While studying the map of Baltimore in anticipation of my upcoming visit, I noticed something rather odd: an “orphaned” stretch of freeway running through a part of the city west of downtown. As it turns out, this freeway, now signed as US 40 but originally identified as I-170, was a failure on a scale that puts Ayd Mill to shame. I didn’t get a chance to drive this road (and I suspect that if I return to the area I probably won’t have much cause to then, either, unless I can convince my family that it’s worth going to an undesirable neighborhood just to drive on a pointless stretch of road), but thanks to insomnia and the wonders of the Internet, now I can feel like I did.

There were also some interesting freeways in the D.C. area, such as the long stretch identified only as To I-295 because, even though for all intents and purposes it really is I-295, it cannot be designated as such due to federal standards for Interstate-grade roadways.

On a less dismal note, I had a couple of other interesting freeway experiences.

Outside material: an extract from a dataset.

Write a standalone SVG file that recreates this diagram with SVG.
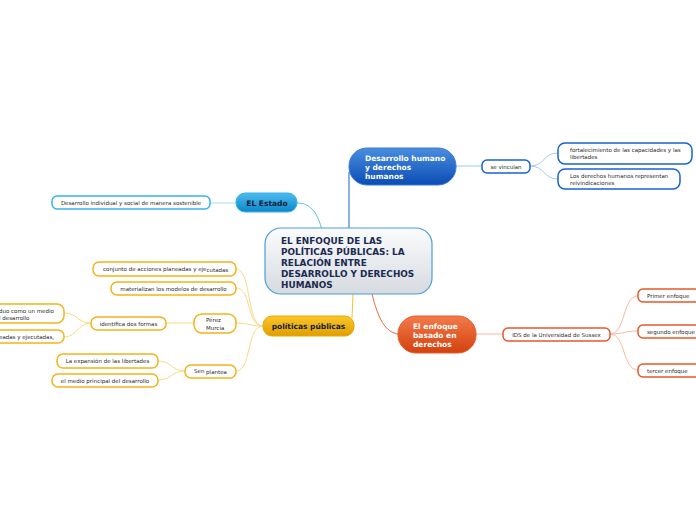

First, driving into D.C. on I-66, I was surprised to discover that, once you crossed the Beltway, all lanes of the freeway were designated as HOV during rush hour. (Yes, in other words, if you’re driving by yourself, you have no business whatsoever being on I-66 inside the Beltway between the hours of 5:30 AM and 9:30 AM on weekdays.)

The other, and undoubtedly most pleasant, discovery was the Baltimore-Washington Parkway, identified inelegantly on some signs as the “Balto-Wash Pkwy.” This is, surprisingly, a 4-lane freeway, with relatively brisk-moving traffic, managed by the National Park Service, connecting Baltimore and Washington, and perhaps sometime in the distant past actually signed as Maryland (and D.C.) 295, as shown in my 2006 road atlas. The most surprising feature of this road was that it was densely tree-lined for most of its run, completely devoid of billboards and rarely within sight of any artificial structures other than the road itself. Best of all (especially since I drove the entire return trip in heavy rain), commercial trucks are not allowed.